Pauline Frederick Reporting: A Pioneering Broadcaster Covers the Cold War
ISBN: 9781612346786
Platform/Publisher: JSTOR / University of Nebraska Press
Digital rights: Users: unlimited; Printing: chapter; Download: chapter
Subjects: Frederick Pauline; Women journalists -- United States -- Biography; Cold War -- Press coverage -- United States;

Pauline Frederick Reporting is the biography of the life and career of the first woman to become a network news correspondent. After no less an authority than Edward R. Murrow told her there was no place for her in broadcasting, Pauline Frederick (1908--90) cracked the good old boys' club through determination and years of hard work, eventually becoming a trusted voice to millions of television viewers.

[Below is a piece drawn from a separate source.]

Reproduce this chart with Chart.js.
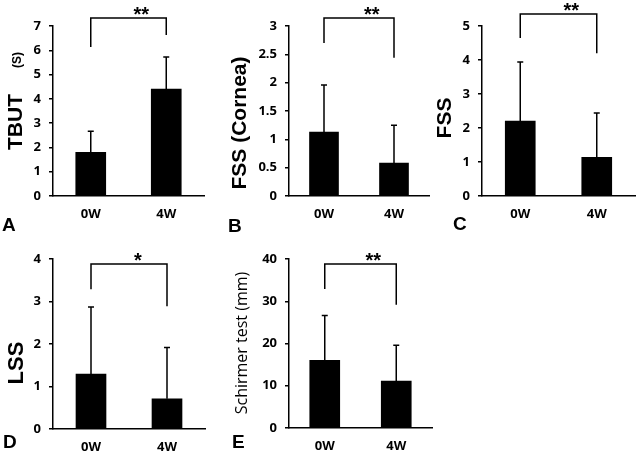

During Frederick's nearly fifty years as a journalist, she interviewed a young Fidel Castro, covered the Nuremberg trials, interpreted diplomatic actions at the United Nations, and was the first woman to moderate a presidential debate. The life of this pivotal figure in American journalism provides an inside perspective on the growth and political maneuverings of television networks as well as Frederick's relationships with iconic NBC broadcast figures David Brinkley, Chet Huntley, and others.

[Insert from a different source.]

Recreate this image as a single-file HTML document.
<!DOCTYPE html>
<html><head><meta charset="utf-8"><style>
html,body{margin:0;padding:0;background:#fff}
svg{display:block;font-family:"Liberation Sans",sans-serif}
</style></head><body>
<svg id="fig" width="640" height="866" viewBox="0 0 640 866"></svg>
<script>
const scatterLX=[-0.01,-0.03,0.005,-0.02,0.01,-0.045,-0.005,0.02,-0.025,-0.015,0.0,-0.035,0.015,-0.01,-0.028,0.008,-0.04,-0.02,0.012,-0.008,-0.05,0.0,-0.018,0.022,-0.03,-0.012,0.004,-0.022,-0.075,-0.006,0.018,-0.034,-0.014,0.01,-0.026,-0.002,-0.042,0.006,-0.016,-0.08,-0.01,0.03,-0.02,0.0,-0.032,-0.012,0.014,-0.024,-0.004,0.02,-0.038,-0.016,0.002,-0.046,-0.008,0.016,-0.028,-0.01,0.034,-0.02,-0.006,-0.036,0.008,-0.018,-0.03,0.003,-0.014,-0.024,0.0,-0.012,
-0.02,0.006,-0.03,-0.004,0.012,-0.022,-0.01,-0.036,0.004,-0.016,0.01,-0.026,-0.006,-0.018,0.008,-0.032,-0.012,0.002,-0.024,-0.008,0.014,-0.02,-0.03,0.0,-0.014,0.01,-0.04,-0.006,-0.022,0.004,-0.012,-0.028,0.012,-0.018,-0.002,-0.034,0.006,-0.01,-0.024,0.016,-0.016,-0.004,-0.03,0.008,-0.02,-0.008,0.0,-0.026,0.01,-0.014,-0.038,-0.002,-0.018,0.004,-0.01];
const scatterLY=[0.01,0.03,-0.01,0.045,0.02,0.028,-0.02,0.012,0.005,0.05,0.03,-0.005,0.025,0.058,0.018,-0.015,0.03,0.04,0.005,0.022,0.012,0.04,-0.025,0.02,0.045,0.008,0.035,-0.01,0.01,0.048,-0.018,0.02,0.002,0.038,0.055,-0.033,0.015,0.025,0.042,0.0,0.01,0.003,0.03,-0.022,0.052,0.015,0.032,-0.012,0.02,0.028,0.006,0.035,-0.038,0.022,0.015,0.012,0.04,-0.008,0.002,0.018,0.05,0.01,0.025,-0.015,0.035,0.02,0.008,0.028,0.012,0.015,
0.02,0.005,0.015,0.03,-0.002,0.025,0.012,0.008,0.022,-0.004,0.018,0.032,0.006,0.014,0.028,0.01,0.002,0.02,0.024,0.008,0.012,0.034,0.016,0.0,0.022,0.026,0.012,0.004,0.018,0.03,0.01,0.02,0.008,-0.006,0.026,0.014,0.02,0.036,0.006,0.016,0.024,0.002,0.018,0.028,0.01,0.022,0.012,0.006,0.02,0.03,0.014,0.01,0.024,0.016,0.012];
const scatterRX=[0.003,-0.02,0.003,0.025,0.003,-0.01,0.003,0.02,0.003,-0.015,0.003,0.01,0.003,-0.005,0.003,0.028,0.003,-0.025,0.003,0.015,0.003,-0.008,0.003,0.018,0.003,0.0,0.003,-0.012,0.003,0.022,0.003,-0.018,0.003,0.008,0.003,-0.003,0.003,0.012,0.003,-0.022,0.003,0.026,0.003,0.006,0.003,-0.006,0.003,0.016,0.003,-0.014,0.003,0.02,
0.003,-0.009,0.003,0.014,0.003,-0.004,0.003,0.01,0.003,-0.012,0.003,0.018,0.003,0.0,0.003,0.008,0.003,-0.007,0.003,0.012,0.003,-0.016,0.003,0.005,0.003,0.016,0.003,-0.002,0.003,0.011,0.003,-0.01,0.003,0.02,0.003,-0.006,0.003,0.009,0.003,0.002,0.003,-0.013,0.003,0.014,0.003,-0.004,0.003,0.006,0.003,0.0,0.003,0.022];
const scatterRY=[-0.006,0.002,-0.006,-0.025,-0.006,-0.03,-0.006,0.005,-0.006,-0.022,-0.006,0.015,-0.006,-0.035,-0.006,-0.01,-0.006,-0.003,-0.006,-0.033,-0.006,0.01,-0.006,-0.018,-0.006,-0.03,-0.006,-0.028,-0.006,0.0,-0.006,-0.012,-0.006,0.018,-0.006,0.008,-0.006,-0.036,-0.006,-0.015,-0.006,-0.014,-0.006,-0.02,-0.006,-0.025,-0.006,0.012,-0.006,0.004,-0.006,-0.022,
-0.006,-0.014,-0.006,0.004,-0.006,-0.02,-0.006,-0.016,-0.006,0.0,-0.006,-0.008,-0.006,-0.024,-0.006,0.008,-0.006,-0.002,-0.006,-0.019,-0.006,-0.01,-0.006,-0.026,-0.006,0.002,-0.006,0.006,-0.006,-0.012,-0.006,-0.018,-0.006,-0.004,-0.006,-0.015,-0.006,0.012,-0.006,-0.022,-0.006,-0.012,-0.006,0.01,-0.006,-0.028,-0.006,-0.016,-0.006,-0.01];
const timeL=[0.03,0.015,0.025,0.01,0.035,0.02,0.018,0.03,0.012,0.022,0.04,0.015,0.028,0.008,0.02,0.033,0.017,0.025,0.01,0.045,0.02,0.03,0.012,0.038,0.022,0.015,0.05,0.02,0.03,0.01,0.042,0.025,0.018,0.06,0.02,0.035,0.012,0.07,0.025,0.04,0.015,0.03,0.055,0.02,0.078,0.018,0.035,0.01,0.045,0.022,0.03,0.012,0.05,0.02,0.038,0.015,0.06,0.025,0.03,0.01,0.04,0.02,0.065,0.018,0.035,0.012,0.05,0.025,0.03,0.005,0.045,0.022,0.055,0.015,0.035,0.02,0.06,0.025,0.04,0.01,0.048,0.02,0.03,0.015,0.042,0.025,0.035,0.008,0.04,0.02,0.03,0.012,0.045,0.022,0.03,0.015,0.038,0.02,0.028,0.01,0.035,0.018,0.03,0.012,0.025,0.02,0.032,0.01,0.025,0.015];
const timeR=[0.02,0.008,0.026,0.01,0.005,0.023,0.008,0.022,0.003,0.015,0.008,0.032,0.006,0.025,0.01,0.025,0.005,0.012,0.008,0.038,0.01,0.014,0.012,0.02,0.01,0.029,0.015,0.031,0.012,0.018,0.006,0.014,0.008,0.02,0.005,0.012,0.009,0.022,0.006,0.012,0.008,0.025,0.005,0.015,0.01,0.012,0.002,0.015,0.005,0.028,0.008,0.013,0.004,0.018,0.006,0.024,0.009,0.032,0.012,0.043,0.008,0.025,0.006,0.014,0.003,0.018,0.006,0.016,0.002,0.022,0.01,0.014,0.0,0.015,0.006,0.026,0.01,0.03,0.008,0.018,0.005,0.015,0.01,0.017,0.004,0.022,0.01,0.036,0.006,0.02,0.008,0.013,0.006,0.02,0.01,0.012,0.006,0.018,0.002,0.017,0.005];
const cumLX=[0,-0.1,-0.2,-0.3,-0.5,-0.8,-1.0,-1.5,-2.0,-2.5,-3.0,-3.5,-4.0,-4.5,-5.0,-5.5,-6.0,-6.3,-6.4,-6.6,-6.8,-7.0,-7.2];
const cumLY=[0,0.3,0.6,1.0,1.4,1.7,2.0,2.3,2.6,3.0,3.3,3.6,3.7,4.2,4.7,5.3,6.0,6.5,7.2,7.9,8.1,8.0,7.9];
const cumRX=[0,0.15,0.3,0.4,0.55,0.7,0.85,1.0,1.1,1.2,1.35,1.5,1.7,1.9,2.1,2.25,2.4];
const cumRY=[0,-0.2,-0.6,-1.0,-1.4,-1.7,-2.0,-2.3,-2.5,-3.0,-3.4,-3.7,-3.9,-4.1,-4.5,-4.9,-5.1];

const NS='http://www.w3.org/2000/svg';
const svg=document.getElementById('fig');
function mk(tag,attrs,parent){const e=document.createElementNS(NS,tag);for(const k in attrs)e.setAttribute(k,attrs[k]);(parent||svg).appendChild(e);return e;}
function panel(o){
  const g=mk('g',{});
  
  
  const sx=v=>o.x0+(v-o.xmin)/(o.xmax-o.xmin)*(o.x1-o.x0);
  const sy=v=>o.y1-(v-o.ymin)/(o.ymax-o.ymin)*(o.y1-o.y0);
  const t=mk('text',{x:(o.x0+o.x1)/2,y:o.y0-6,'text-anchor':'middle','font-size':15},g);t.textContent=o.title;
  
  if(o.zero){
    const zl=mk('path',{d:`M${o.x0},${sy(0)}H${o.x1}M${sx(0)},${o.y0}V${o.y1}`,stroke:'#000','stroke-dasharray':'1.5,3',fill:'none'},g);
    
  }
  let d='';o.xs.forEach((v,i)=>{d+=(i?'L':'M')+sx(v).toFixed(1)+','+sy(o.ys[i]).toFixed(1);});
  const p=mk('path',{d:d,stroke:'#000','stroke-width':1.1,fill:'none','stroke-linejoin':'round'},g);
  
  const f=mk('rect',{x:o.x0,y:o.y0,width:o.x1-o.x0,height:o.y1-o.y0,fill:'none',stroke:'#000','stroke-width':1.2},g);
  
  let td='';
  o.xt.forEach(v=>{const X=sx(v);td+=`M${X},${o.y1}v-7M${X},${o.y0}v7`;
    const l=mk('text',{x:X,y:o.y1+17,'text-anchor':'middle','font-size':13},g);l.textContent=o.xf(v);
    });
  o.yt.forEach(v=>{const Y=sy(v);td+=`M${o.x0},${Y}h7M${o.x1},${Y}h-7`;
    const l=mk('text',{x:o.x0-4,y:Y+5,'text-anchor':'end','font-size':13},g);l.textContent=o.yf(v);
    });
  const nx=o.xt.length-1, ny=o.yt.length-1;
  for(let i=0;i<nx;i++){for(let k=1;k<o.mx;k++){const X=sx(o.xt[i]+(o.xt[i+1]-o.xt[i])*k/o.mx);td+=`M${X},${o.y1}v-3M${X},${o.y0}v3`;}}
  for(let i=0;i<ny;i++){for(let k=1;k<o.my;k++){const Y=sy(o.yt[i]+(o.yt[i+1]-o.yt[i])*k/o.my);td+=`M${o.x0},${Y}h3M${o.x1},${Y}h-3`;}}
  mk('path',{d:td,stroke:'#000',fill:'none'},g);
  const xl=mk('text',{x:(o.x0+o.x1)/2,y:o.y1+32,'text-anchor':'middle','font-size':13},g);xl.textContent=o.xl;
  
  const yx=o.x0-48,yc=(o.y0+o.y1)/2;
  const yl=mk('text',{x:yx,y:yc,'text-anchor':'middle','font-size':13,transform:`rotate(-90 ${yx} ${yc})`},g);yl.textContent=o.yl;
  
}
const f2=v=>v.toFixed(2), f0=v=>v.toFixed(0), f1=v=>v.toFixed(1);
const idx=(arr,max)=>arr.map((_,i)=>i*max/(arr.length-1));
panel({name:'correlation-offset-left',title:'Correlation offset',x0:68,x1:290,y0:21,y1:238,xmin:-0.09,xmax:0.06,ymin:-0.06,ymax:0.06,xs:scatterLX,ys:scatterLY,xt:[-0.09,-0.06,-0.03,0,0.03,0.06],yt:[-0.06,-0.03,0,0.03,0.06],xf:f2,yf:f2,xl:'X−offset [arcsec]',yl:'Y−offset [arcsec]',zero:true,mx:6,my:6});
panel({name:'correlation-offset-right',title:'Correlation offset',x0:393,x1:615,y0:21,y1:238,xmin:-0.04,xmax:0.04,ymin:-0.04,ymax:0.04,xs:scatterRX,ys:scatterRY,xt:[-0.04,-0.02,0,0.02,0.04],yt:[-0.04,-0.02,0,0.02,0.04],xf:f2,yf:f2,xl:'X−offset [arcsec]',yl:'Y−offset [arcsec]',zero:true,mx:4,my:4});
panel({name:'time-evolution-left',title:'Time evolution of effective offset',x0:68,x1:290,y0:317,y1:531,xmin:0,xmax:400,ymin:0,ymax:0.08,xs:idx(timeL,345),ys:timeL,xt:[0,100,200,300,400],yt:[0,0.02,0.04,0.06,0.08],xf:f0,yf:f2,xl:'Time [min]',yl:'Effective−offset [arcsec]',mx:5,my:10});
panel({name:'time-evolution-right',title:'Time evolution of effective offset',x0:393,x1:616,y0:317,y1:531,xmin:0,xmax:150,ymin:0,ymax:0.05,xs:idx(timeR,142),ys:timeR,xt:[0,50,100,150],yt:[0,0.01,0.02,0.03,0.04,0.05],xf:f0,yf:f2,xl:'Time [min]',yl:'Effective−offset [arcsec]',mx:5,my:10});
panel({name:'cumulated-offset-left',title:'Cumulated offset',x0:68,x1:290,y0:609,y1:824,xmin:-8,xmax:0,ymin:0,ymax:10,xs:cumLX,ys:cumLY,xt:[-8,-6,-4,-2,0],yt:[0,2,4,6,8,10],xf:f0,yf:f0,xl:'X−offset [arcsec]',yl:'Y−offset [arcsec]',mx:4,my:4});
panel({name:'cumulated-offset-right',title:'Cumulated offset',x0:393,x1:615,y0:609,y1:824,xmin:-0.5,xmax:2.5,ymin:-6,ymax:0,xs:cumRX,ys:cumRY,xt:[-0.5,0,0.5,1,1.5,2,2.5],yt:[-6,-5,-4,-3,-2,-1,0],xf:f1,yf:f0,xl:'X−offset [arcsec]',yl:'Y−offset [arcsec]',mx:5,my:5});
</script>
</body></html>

Although Frederick repeatedly insisted that she would trade her career, glamorous as it was, to have a family, a series of romances ended in heartache when she did indeed choose her work over love. At the age of sixty-one, however, she married and attained the family life she had always wanted. Her story is one for all modern women striving to balance career and family.

 


MARILYN S. GREENWALD is a professor of journalism at the E. W. Scripps School of Journalism, Ohio University. She is the coauthor of The Big Chill: Investigative Reporting in the Current Media Environment and the award-winning book A Woman of the Times: Journalism, Feminism, and the Career of Charlotte Curtis . MARLENE SANDERS, a three-time Emmy Award winner, is a correspondent, producer, writer, and former news executive who broke barriers for women throughout her career.